═══ Recorded information ═══

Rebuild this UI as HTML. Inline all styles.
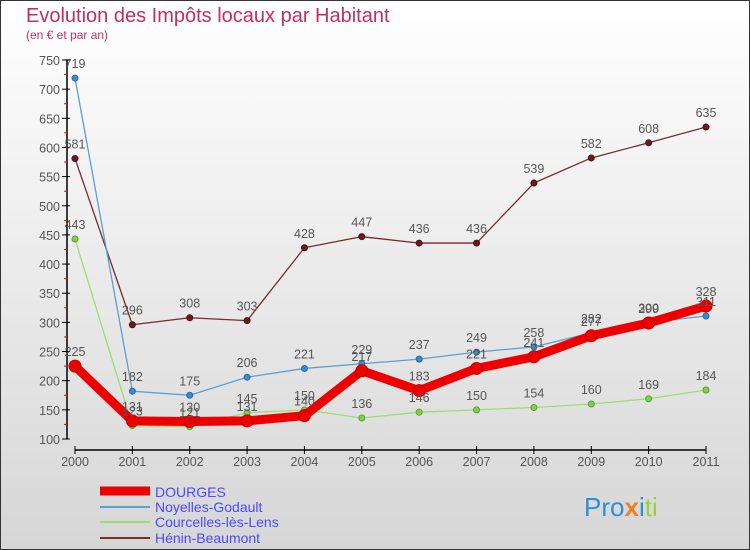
<!DOCTYPE html>
<html><head><meta charset="utf-8"><style>
body{margin:0}
svg{display:block;font-family:"Liberation Sans",sans-serif}
</style></head><body>
<svg id="chart" width="750" height="550">
<defs><linearGradient id="bg" x1="0" y1="0" x2="0" y2="1"><stop offset="0" stop-color="#ffffff"/><stop offset="1" stop-color="#d6d6d6"/></linearGradient></defs>
<rect x="0.5" y="0.5" width="749" height="549" fill="url(#bg)" stroke="#333"/>
<text x="26" y="22" font-size="20" fill="#c0305f">Evolution des Impôts locaux par Habitant</text>
<text x="26" y="39" font-size="12" fill="#c0305f">(en € et par an)</text>
<g id="axes"></g><g id="series"></g><g id="labels"></g>
<g>
<line x1="100" y1="491" x2="150" y2="491" stroke="#ee0000" stroke-width="9"/>
<text x="155" y="497" font-size="14" fill="#4a4aff">DOURGES</text>
<line x1="100" y1="507" x2="150" y2="507" stroke="#5a9fd4" stroke-width="2"/>
<text x="155" y="512" font-size="14" fill="#4a4aff">Noyelles-Godault</text>
<line x1="100" y1="522" x2="150" y2="522" stroke="#99e070" stroke-width="2"/>
<text x="155" y="527" font-size="14" fill="#4a4aff">Courcelles-lès-Lens</text>
<line x1="100" y1="538" x2="150" y2="538" stroke="#7a2a30" stroke-width="2"/>
<text x="155" y="543" font-size="14" fill="#4a4aff">Hénin-Beaumont</text>
</g>
<text x="584" y="516" font-size="26"><tspan fill="#2a8fd8">Pro</tspan><tspan fill="#f08020" font-weight="bold">x</tspan><tspan fill="#2a8fd8">i</tspan><tspan fill="#9ad040">ti</tspan></text>
</svg>
<script>
const years=["2000","2001","2002","2003","2004","2005","2006","2007","2008","2009","2010","2011"];
const dourges=[225,131,130,131,140,217,183,221,241,277,299,328];
const noyelles=[719,182,175,206,221,229,237,249,258,282,300,311];
const courcelles=[443,123,121,145,150,136,146,150,154,160,169,184];
const henin=[581,296,308,303,428,447,436,436,539,582,608,635];
const yTicks=[100,150,200,250,300,350,400,450,500,550,600,650,700,750];
const NS="http://www.w3.org/2000/svg";
const xs=i=>75+i*(706-75)/11;
const ys=v=>439-(v-100)*(379/650);
function mk(tag,attrs,parent){const e=document.createElementNS(NS,tag);for(const k in attrs)e.setAttribute(k,attrs[k]);parent.appendChild(e);return e;}
const ax=document.getElementById('axes');
let yl=mk('line',{x1:67,y1:ys(750),x2:67,y2:ys(100),stroke:'#000','stroke-width':1.5},ax);


yTicks.forEach(v=>{
 const t=mk('line',{x1:62,x2:70,y1:ys(v),y2:ys(v),stroke:'#000'},ax);
 
 
 const l=mk('text',{x:60,y:ys(v)+5,'text-anchor':'end','font-size':12.5,fill:'#555'},ax);l.textContent=v;
 
 
 if(v<750){const m=mk('line',{x1:64,x2:67,y1:ys(v+25),y2:ys(v+25),stroke:'#e00'},ax);
 
 }
});
let xl=mk('line',{x1:xs(0),x2:xs(11),y1:450,y2:450,stroke:'#000','stroke-width':1.5},ax);


years.forEach((y,i)=>{
 const t=mk('line',{x1:xs(i),x2:xs(i),y1:446,y2:454,stroke:'#000'},ax);
 
 
 const l=mk('text',{x:xs(i),y:466,'text-anchor':'middle','font-size':12.5,fill:'#555'},ax);l.textContent=y;
 
 
});
const sg=document.getElementById('series'),lg=document.getElementById('labels');
function series(name,data,color,w,r,fill,stroke){
 const g=mk('g',{},sg);
 
 
 const p=mk('polyline',{points:data.map((v,i)=>xs(i)+','+ys(v)).join(' '),fill:'none',stroke:color,'stroke-width':w,'stroke-linejoin':'round'},g);
 
 
 data.forEach((v,i)=>{
  const c=mk('circle',{cx:xs(i),cy:ys(v),r:r,fill:fill,stroke:stroke,'stroke-width':1},g);
  
  
  const t=mk('text',{x:xs(i),y:ys(v)-10,'text-anchor':'middle','font-size':12.5,fill:'#555'},lg);t.textContent=v;
  
  
 });
}
series('henin',henin,'#7a2a30',1.3,3,'#6a1a22','#4a1015');
series('courcelles',courcelles,'#99e070',1.3,3,'#7ed050','#5aa030');
series('noyelles',noyelles,'#5a9fd4',1.3,3,'#3a8ad0','#2a6aa0');
series('dourges',dourges,'#ee0000',9,6,'#ee0000','#c00000');
</script>
</body></html>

═══

Task description:
All of the data above should be quoted exactly, except for the pictures.

Answer in full:
Rebuild this UI as HTML. Inline all styles.
<!DOCTYPE html>
<html><head><meta charset="utf-8"><style>
body{margin:0}
svg{display:block;font-family:"Liberation Sans",sans-serif}
</style></head><body>
<svg id="chart" width="750" height="550">
<defs><linearGradient id="bg" x1="0" y1="0" x2="0" y2="1"><stop offset="0" stop-color="#ffffff"/><stop offset="1" stop-color="#d6d6d6"/></linearGradient></defs>
<rect x="0.5" y="0.5" width="749" height="549" fill="url(#bg)" stroke="#333"/>
<text x="26" y="22" font-size="20" fill="#c0305f">Evolution des Impôts locaux par Habitant</text>
<text x="26" y="39" font-size="12" fill="#c0305f">(en € et par an)</text>
<g id="axes"></g><g id="series"></g><g id="labels"></g>
<g>
<line x1="100" y1="491" x2="150" y2="491" stroke="#ee0000" stroke-width="9"/>
<text x="155" y="497" font-size="14" fill="#4a4aff">DOURGES</text>
<line x1="100" y1="507" x2="150" y2="507" stroke="#5a9fd4" stroke-width="2"/>
<text x="155" y="512" font-size="14" fill="#4a4aff">Noyelles-Godault</text>
<line x1="100" y1="522" x2="150" y2="522" stroke="#99e070" stroke-width="2"/>
<text x="155" y="527" font-size="14" fill="#4a4aff">Courcelles-lès-Lens</text>
<line x1="100" y1="538" x2="150" y2="538" stroke="#7a2a30" stroke-width="2"/>
<text x="155" y="543" font-size="14" fill="#4a4aff">Hénin-Beaumont</text>
</g>
<text x="584" y="516" font-size="26"><tspan fill="#2a8fd8">Pro</tspan><tspan fill="#f08020" font-weight="bold">x</tspan><tspan fill="#2a8fd8">i</tspan><tspan fill="#9ad040">ti</tspan></text>
</svg>
<script>
const years=["2000","2001","2002","2003","2004","2005","2006","2007","2008","2009","2010","2011"];
const dourges=[225,131,130,131,140,217,183,221,241,277,299,328];
const noyelles=[719,182,175,206,221,229,237,249,258,282,300,311];
const courcelles=[443,123,121,145,150,136,146,150,154,160,169,184];
const henin=[581,296,308,303,428,447,436,436,539,582,608,635];
const yTicks=[100,150,200,250,300,350,400,450,500,550,600,650,700,750];
const NS="http://www.w3.org/2000/svg";
const xs=i=>75+i*(706-75)/11;
const ys=v=>439-(v-100)*(379/650);
function mk(tag,attrs,parent){const e=document.createElementNS(NS,tag);for(const k in attrs)e.setAttribute(k,attrs[k]);parent.appendChild(e);return e;}
const ax=document.getElementById('axes');
let yl=mk('line',{x1:67,y1:ys(750),x2:67,y2:ys(100),stroke:'#000','stroke-width':1.5},ax);


yTicks.forEach(v=>{
 const t=mk('line',{x1:62,x2:70,y1:ys(v),y2:ys(v),stroke:'#000'},ax);
 
 
 const l=mk('text',{x:60,y:ys(v)+5,'text-anchor':'end','font-size':12.5,fill:'#555'},ax);l.textContent=v;
 
 
 if(v<750){const m=mk('line',{x1:64,x2:67,y1:ys(v+25),y2:ys(v+25),stroke:'#e00'},ax);
 
 }
});
let xl=mk('line',{x1:xs(0),x2:xs(11),y1:450,y2:450,stroke:'#000','stroke-width':1.5},ax);


years.forEach((y,i)=>{
 const t=mk('line',{x1:xs(i),x2:xs(i),y1:446,y2:454,stroke:'#000'},ax);
 
 
 const l=mk('text',{x:xs(i),y:466,'text-anchor':'middle','font-size':12.5,fill:'#555'},ax);l.textContent=y;
 
 
});
const sg=document.getElementById('series'),lg=document.getElementById('labels');
function series(name,data,color,w,r,fill,stroke){
 const g=mk('g',{},sg);
 
 
 const p=mk('polyline',{points:data.map((v,i)=>xs(i)+','+ys(v)).join(' '),fill:'none',stroke:color,'stroke-width':w,'stroke-linejoin':'round'},g);
 
 
 data.forEach((v,i)=>{
  const c=mk('circle',{cx:xs(i),cy:ys(v),r:r,fill:fill,stroke:stroke,'stroke-width':1},g);
  
  
  const t=mk('text',{x:xs(i),y:ys(v)-10,'text-anchor':'middle','font-size':12.5,fill:'#555'},lg);t.textContent=v;
  
  
 });
}
series('henin',henin,'#7a2a30',1.3,3,'#6a1a22','#4a1015');
series('courcelles',courcelles,'#99e070',1.3,3,'#7ed050','#5aa030');
series('noyelles',noyelles,'#5a9fd4',1.3,3,'#3a8ad0','#2a6aa0');
series('dourges',dourges,'#ee0000',9,6,'#ee0000','#c00000');
</script>
</body></html>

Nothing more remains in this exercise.